First, prepare your sequential data. For demonstration, we will use a simple text dataset.


import numpy as np
import tensorflow as tf

# Sample data
data = "hello world"
chars = sorted(list(set(data)))
char_to_idx = {c: i for i, c in enumerate(chars)}
idx_to_char = {i: c for i, c in enumerate(chars)}

# Preparing input-output pairs
seq_length = 3
X = []
y = []
for i in range(len(data) - seq_length):
    X.append([char_to_idx[c] for c in data[i:i + seq_length]])
    y.append(char_to_idx[data[i + seq_length]])

X = np.array(X)
y = np.array(y)

3.3 Build the RNN Model


model = tf.keras.Sequential([
    tf.keras.layers.Embedding(input_dim=len(chars), output_dim=10, input_length=seq_length),
    tf.keras.layers.SimpleRNN(50, return_sequences=False),
    tf.keras.layers.Dense(len(chars), activation='softmax')
])

model.compile(loss='sparse_categorical_crossentropy', optimizer='adam', metrics=['accuracy'])

3.4 Train the Model


model.fit(X, y, epochs=100)

3.5 Make Predictions


def predict_next_char(input_str):
    input_seq = np.array([[char_to_idx[c] for c in input_str]])
    prediction = model.predict(input_seq)
    return idx_to_char[np.argmax(prediction)]

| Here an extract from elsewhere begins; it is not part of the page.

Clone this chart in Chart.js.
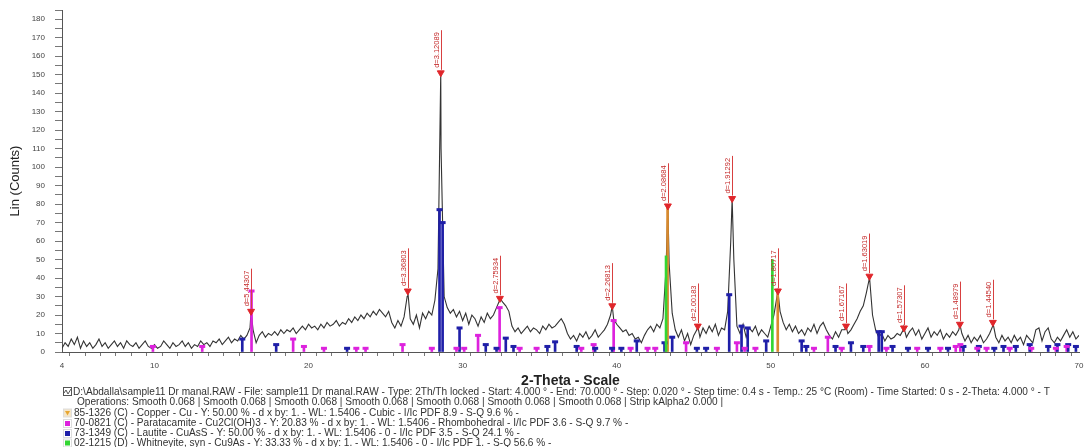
<!DOCTYPE html>
<html>
<head>
<meta charset="utf-8">
<script src="https://cdn.jsdelivr.net/npm/chart.js@4.4.1/dist/chart.umd.min.js"></script>
<style>
html, body { margin: 0; padding: 0; background: #fff; }
#wrap { width: 1086px; height: 447px; }
</style>
</head>
<body>
<div id="wrap"><canvas id="xrd"></canvas></div>
<script>
const FONT = '"Liberation Sans", Arial, sans-serif';

// scan, every 0.2 deg 2-theta
const scanStart = 4.0;
const scanStep = 0.2;
const scanCounts = [
    2, 5, 3, 7, 4, 8, 2, 6, 3, 5,
    2, 4, 7, 3, 5, 2, 4, 6, 3, 5,
    2, 6, 4, 3, 5, 2, 4, 6, 3, 2,
    4, 2, 3, 6, 4, 2, 5, 3, 4, 6,
    3, 5, 2, 4, 3, 6, 4, 5, 3, 6,
    5, 7, 4, 6, 8, 5, 7, 6, 9, 7,
    9, 13, 12, 5, 9, 11, 8, 10, 9, 11,
    9, 12, 10, 12, 11, 13, 10, 12, 14, 12,
    15, 13, 14, 12, 15, 13, 16, 14, 15, 17,
    14, 16, 15, 18, 16, 19, 17, 20, 18, 21,
    19, 22, 20, 23, 21, 19, 22, 16, 13, 17,
    14, 19, 30, 18, 15, 20, 13, 21, 18, 22,
    20, 28, 45, 110, 30, 24, 21, 23, 19, 22,
    17, 21, 15, 20, 18, 14, 19, 16, 21, 18,
    20, 24, 28, 27, 25, 22, 14, 11, 13, 10,
    12, 14, 11, 13, 12, 10, 14, 12, 15, 13,
    14, 16, 18, 15, 10, 7, 9, 6, 10, 8,
    11, 7, 9, 12, 8, 10, 12, 15, 20, 18,
    15, 13, 11, 12, 9, 10, 7, 8, 5, 9,
    12, 14, 11, 15, 13, 18, 45, 48, 21, 12,
    8, 12, 6, 10, 4, 9, 12, 8, 13, 10,
    14, 11, 15, 9, 13, 12, 22, 60, 50, 14,
    10, 15, 8, 13, 11, 14, 9, 12, 10, 8,
    14, 20, 30, 22, 16, 12, 15, 11, 14, 10,
    12, 9, 13, 11, 15, 10, 14, 16, 12, 9,
    7, 11, 8, 12, 12, 10, 12, 15, 18, 22,
    25, 32, 40, 20, 12, 8, 10, 6, 9, 7,
    8, 10, 9, 12, 8, 11, 13, 9, 12, 7,
    10, 13, 8, 11, 9, 12, 7, 10, 8, 11,
    9, 12, 10, 6, 9, 5, 8, 6, 9, 5,
    7, 10, 14, 8, 5, 9, 6, 8, 5, 9,
    6, 8, 4, 9, 7, 5, 12, 13, 6, 11,
    13, 7, 5, 8, 6, 9, 12, 8, 11, 7,
    9
];

// labelled peaks
const peakTheta  = [16.27, 26.44, 28.58, 32.42, 39.71, 43.32, 45.26, 47.49, 50.46, 54.88, 56.40, 58.64, 62.27, 64.41];
const peakCounts = [22, 33, 151, 29, 25, 79, 14, 83, 33, 14, 41, 13, 15, 16];
const peakLabels = ['d=5.44307', 'd=3.36803', 'd=3.12089', 'd=2.75934', 'd=2.26813', 'd=2.08684', 'd=2.00183',
                    'd=1.91292', 'd=1.80717', 'd=1.67167', 'd=1.63019', 'd=1.57307', 'd=1.48979', 'd=1.44540'];

// reference patterns (sticks)
const copperTheta  = [43.30, 50.45];
const copperCounts = [79, 34];
const paraTheta  = [9.9, 13.1, 16.3, 19.0, 19.7, 21.0, 23.1, 23.7, 26.1, 28.0, 29.6, 30.1, 31.0, 32.4, 33.7, 34.8, 37.7, 38.5,
                    39.8, 40.9, 42.0, 42.5, 44.5, 46.5, 47.8, 48.3, 49.0, 52.8, 53.7, 54.6, 56.4, 57.5, 59.5, 61.0, 62.0, 62.3,
                    63.4, 64.0, 65.5, 66.9, 68.5, 69.2];
const paraCounts = [3, 3, 33, 7, 3, 2, 2, 2, 4, 2, 2, 2, 9, 24, 2, 2, 2, 4,
                    17, 2, 2, 2, 5, 2, 5, 2, 2, 2, 8, 2, 3, 2, 2, 2, 3, 4,
                    2, 2, 2, 2, 2, 3];
const lautTheta  = [15.7, 17.9, 22.5, 28.5, 28.7, 29.8, 31.5, 32.2, 32.8, 33.3, 35.5, 36.0, 37.4, 38.6, 39.7, 40.3, 41.3, 43.1,
                    43.6, 45.2, 45.8, 47.3, 48.1, 48.5, 49.7, 52.0, 52.3, 54.2, 55.2, 56.0, 57.0, 57.2, 57.9, 58.9, 60.2, 61.5,
                    62.5, 63.5, 64.5, 65.1, 65.9, 66.8, 68.0, 68.6, 69.3, 69.8];
const lautCounts = [7, 4, 2, 77, 70, 13, 4, 2, 7.5, 3, 3, 5.5, 3, 2, 2, 2, 6, 5,
                    8, 2, 2, 31, 14, 13, 6, 6, 3, 3, 5, 3, 11, 11, 3, 2, 2, 2,
                    3, 3, 2, 3, 3, 4, 3, 4, 4, 3];
const whitTheta  = [43.2, 50.1];
const whitCounts = [52, 50];

const thetaTickLabels = [4, 10, 20, 30, 40, 50, 60, 70];

const legendLines = [
    'D:\\Abdalla\\sample11 Dr manal.RAW - File: sample11 Dr manal.RAW - Type: 2Th/Th locked - Start: 4.000 ° - End: 70.000 ° - Step: 0.020 ° - Step time: 0.4 s - Temp.: 25 °C (Room) - Time Started: 0 s - 2-Theta: 4.000 ° - T',
    'Operations: Smooth 0.068 | Smooth 0.068 | Smooth 0.068 | Smooth 0.068 | Smooth 0.068 | Smooth 0.068 | Smooth 0.068 | Strip kAlpha2 0.000 |',
    '85-1326 (C) - Copper - Cu - Y: 50.00 % - d x by: 1. - WL: 1.5406 - Cubic - I/Ic PDF 8.9 - S-Q 9.6 % -',
    '70-0821 (C) - Paratacamite - Cu2Cl(OH)3 - Y: 20.83 % - d x by: 1. - WL: 1.5406 - Rhombohedral - I/Ic PDF 3.6 - S-Q 9.7 % -',
    '73-1349 (C) - Lautite - CuAsS - Y: 50.00 % - d x by: 1. - WL: 1.5406 - 0 - I/Ic PDF 3.5 - S-Q 24.1 % -',
    '02-1215 (D) - Whitneyite, syn - Cu9As - Y: 33.33 % - d x by: 1. - WL: 1.5406 - 0 - I/Ic PDF 1. - S-Q 56.6 % -'
];

const copperColor = '#d98a2e';
const paraColor = '#dd22dd';
const lautColor = '#1f1fa8';
const whitColor = '#33d633';
const peakColor = '#e0262b';

const toPts = (xs, ys) => xs.map((x, i) => ({x: x, y: ys[i]}));
const scanPts = scanCounts.map((c, i) => ({x: +(scanStart + i * scanStep).toFixed(2), y: c}));
const linePts = scanPts.concat(toPts(peakTheta, peakCounts)).sort((a, b) => a.x - b.x);

function sticks(xs, ys, color, order) {
    return {type: 'bar', data: toPts(xs, ys), backgroundColor: color, barThickness: 2, grouped: false, order: order};
}
function caps(xs, ys, color, order) {
    return {type: 'scatter', data: toPts(xs, ys), pointStyle: 'line', pointRadius: 3, borderWidth: 3,
            borderColor: color, backgroundColor: color, order: order};
}

const peakLabelPlugin = {
    id: 'peakLabels',
    afterDatasetsDraw(chart) {
        const {ctx, scales: {x, y}} = chart;
        ctx.save();
        ctx.font = '7.5px ' + FONT;
        ctx.fillStyle = '#c42a2a';
        ctx.strokeStyle = '#d84040';
        ctx.lineWidth = 1;
        peakTheta.forEach((t, i) => {
            const px = Math.round(x.getPixelForValue(t)) + 0.5;
            const py = y.getPixelForValue(peakCounts[i]);
            const w = ctx.measureText(peakLabels[i]).width;
            const bottom = py - 5;
            ctx.beginPath();
            ctx.moveTo(px, py - 3);
            ctx.lineTo(px, bottom - w - 2);
            ctx.stroke();
            ctx.save();
            ctx.translate(px - 1, bottom);
            ctx.rotate(-Math.PI / 2);
            ctx.textAlign = 'left';
            ctx.textBaseline = 'bottom';
            ctx.fillText(peakLabels[i], 0, 0);
            ctx.restore();
        });
        ctx.restore();
    }
};

const legendTextPlugin = {
    id: 'legendText',
    afterDraw(chart) {
        const ctx = chart.ctx;
        ctx.save();
        // size the font so the first line spans the same width as in the scan report
        ctx.font = '9px ' + FONT;
        const size = 9 * 977 / ctx.measureText(legendLines[0]).width;
        ctx.font = size.toFixed(2) + 'px ' + FONT;
        ctx.fillStyle = '#333';
        ctx.textBaseline = 'middle';
        const rows = [392, 402.5, 413, 423.5, 433.5, 443];
        const icons = [null, null, copperColor, paraColor, lautColor, whitColor];
        legendLines.forEach((txt, i) => {
            const yy = rows[i];
            let tx = 74;
            if (i === 0) {
                ctx.strokeStyle = '#555';
                ctx.strokeRect(63.5, yy - 4.5, 8, 8);
                ctx.beginPath();
                ctx.moveTo(64, yy + 1); ctx.lineTo(66, yy - 2); ctx.lineTo(68, yy + 2); ctx.lineTo(71, yy - 3);
                ctx.stroke();
                tx = 73;
            } else if (i === 1) {
                tx = 77;
            } else {
                ctx.fillStyle = '#ddd';
                ctx.fillRect(63, yy - 4.5, 9, 9);
                if (i === 2) {
                    ctx.fillStyle = '#f5e6c8';
                    ctx.fillRect(64, yy - 3.5, 7, 7);
                    ctx.fillStyle = '#e8a632';
                    ctx.beginPath();
                    ctx.moveTo(65, yy - 2); ctx.lineTo(70, yy - 2); ctx.lineTo(67.5, yy + 2.5);
                    ctx.fill();
                } else {
                    ctx.fillStyle = '#fff';
                    ctx.fillRect(64, yy - 3.5, 7, 7);
                    ctx.fillStyle = icons[i];
                    ctx.fillRect(65, yy - 2.5, 5, 5);
                }
                ctx.fillStyle = '#333';
            }
            ctx.fillText(txt, tx, yy);
        });
        ctx.restore();
    }
};

new Chart(document.getElementById('xrd'), {
    type: 'line',
    data: {
        datasets: [
            {type: 'line', data: linePts, borderColor: '#333', borderWidth: 1.1, pointRadius: 0, tension: 0, order: 10},
            sticks(paraTheta, paraCounts, paraColor, 6),
            sticks(lautTheta, lautCounts, lautColor, 5),
            sticks(copperTheta, copperCounts, copperColor, 4),
            sticks(whitTheta, whitCounts, whitColor, 3),
            caps(paraTheta, paraCounts, paraColor, 3),
            caps(lautTheta, lautCounts, lautColor, 3),
            {type: 'scatter', data: toPts(peakTheta, peakCounts), pointStyle: 'triangle', rotation: 180,
             pointRadius: 4, borderWidth: 1, borderColor: peakColor, backgroundColor: peakColor, order: 1}
        ]
    },
    options: {
        responsive: true,
        maintainAspectRatio: false,
        animation: false,
        layout: {padding: {top: 10, right: 2, bottom: 57, left: 0}},
        plugins: {legend: {display: false}, tooltip: {enabled: false}},
        scales: {
            x: {
                type: 'linear',
                min: 4,
                max: 70,
                offset: false,
                afterFit: (s) => { s.height = 38; s.paddingLeft = 0; s.paddingRight = 0; },
                ticks: {
                    stepSize: 1,
                    autoSkip: false,
                    maxRotation: 0,
                    padding: 5,
                    color: '#444',
                    font: {size: 8, family: FONT},
                    callback: (v) => thetaTickLabels.includes(v) ? String(v) : ''
                },
                grid: {drawOnChartArea: false, tickLength: 4, tickColor: '#777'},
                border: {display: true, color: '#555', width: 1},
                title: {display: true, text: '2-Theta - Scale', color: '#222',
                        font: {size: 14, weight: 'bold', family: FONT}, padding: {top: 0, bottom: 0}}
            },
            y: {
                min: 0,
                max: 185,
                afterBuildTicks: (s) => { s.ticks = s.ticks.filter(t => t.value % 5 === 0); },
                afterFit: (s) => { s.width = 62; s.paddingTop = 0; s.paddingBottom = 0; },
                ticks: {
                    stepSize: 5,
                    autoSkip: false,
                    padding: 10,
                    color: '#444',
                    font: {size: 8, family: FONT},
                    callback: (v) => v % 10 === 0 ? String(v) : ''
                },
                grid: {drawOnChartArea: false, tickLength: 7, tickColor: '#777'},
                border: {display: true, color: '#555', width: 1},
                title: {display: true, text: 'Lin (Counts)', color: '#222',
                        font: {size: 13, family: FONT}, padding: {top: 8, bottom: 0}}
            }
        }
    },
    plugins: [peakLabelPlugin, legendTextPlugin]
});
</script>
</body>
</html>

print(predict_next_char("hel"))  # Example usage

4. Best Practices

Use LSTM or GRU for better performance on longer sequences.
Regularly monitor the model's performance and adjust hyperparameters.
Consider using dropout layers to prevent overfitting.

5. FAQ

What is the difference between RNN, LSTM, and GRU?

RNNs are basic models that can struggle with long-term dependencies. LSTMs and GRUs are advanced RNN architectures that include mechanisms to better capture long-term dependencies.

When should I use RNNs?

Use RNNs when working with sequential data such as time series, text, or audio data.

How can I improve RNN training?

Consider using batch normalization, gradient clipping, and tuning learning rates.